The 17 Most Recognizable Trademark Sounds

Many of the most famous trademarks are actually sounds. They can be commercial jingles or even a single note. The seventeen most recognizable trademarked sounds include:

  1. The musical notes used to identify the television network NBC, which are G, E, and C. These notes were first broadcast over the radio in 1950.
  2. The lion's roar that opens MGM films.
  3. “Sweet Georgia Brown,” a song used by The Harlem Globetrotters basketball team.
  4. The Russian-style song used by the videogame Tetris.
  5. The five notes used by Intel.
  6. Cartoon character Homer Simpson's catchphrase “D'Oh!” which is owned by Fox.
  7. The nine-bar musical opening to 20th Century Fox films.
  8. The theme for Looney Toons owned by Time Warner.
  9. The letters “AT&T” spoken aloud with background music.
  10. Checker's Restaurant's “Cha-Ching.”
  11. The “Yahoo!” yodel.
  12. The standard ringtone on Nokia phones.
  13. The jingle for Mister Softee.
  14. America Online's “Hello and Welcome to Movefone.”
  15. The New York Stock Exchange's opening bell and crowd noise.
  16. The popping sound in two and six tones used by TIvo.
  17. The giggle of the Pillsbury Doughboy.

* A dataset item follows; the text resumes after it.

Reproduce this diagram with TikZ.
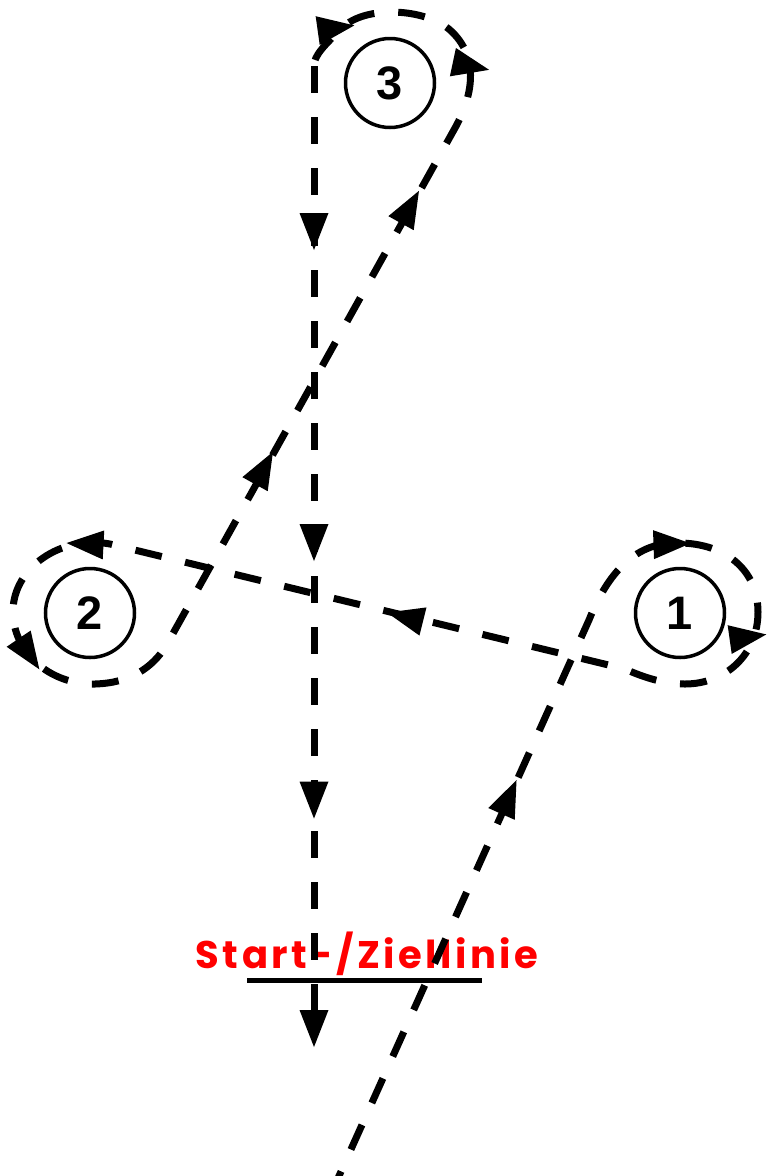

“Genericized” Brands (Synonymous With Their Product Categories

There are some brands that have become so popular that they have become synonymous with the product that they represent. For example, the brand Band-Aid is now used as shorthand for all adhesive bandages, even though it actually represents a single type of bandage produced by Johnson & Johnson. Similarly, many people refer to all gelatin products as Jell-O.

Other brands that have become synonymous with their product category include:

  • Frisbee, a type of flying disc.
  • Butterscotch, a pudding flavor that was once a trademark of Parkinson's.
  • Kleenex, a popular tissue brand.
  • Windex, which is a type of glass cleaner.
  • Q-Tips, which are one brand of cotton swab.

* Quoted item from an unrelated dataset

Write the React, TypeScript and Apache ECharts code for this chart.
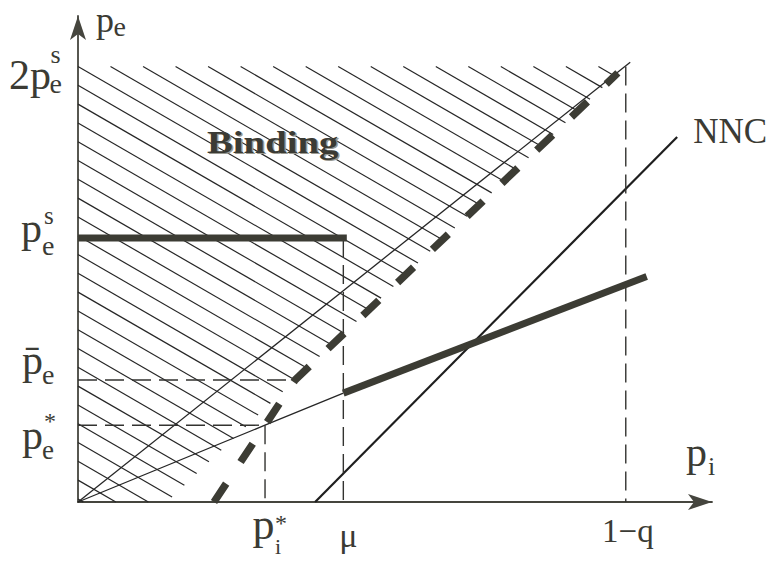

The Most Ridiculous Trademark Attempts Ever

Because trademarks are so valuable, it's common for people to apply for a trademark in an effort to build their brand. However, since there are very specific requirements for registering a trademark, there have been several ridiculous attempts to register a trademark that had no shot at approval.

Snooki, one of the stars of the MTV show Jersey Shore, once tried to trademark here nickname. Unfortunately for her, the claim was rejected by the United States Patent and Trademark Office (USPTO). Likelihood of confusion was the reason given for the rejection, as there was already a cartoon cat named Snooky that had been given a trademark.

Another infamous failed trademark was applied for by New England Patriots football team. In 2008, they won every game in the regular season and were poised to win the Super Bowl, which would have resulted in a perfect 19-0 season. Sensing a chance to build their brand, the Patriots attempted to trademark “19-0.” However, the Patriots lost the Super Bowl to the New York Giants, making their season record 18-1, completely defeating the purpose of their trademark.

The smiley face is one of the most recognizable symbols in the world, in part thanks to its use in Wal-Mart advertising campaigns. In 2006, Wal-Mart attempted to trademark the smiley face, despite the fact that the symbol has existed since the 1970s. Wal-Mart was so insistent that they owned the smiley face that they once sued an artist for parodying the mark. Eventually, the case went to the courts, where it was determined that the smiley face was a part of the public domain.

Most Valuable Brands in the World

A company's brand can be a large part of its total value, and some of the top brands in the world are valued at billions of dollars. 

For instance, Honda, a world-famous car manufacturer, has brand value of 18.5 billion dollars. One of the reasons Honda's brand is so successful is that they are committed to customer satisfaction. According to one report, Honda has one of the highest customer retention rates of any automobile manufacturer.

Amazon is another of the world's most valuable brands with a brand value of $23.6 billion. This company is always looking for ways to increase its brand value, including acquiring Goodreads, a website focused on providing book recommendations. By purchasing Goodreads, Amazon was able to make its customers feel like they were a part of a community without worrying about a loss of privacy.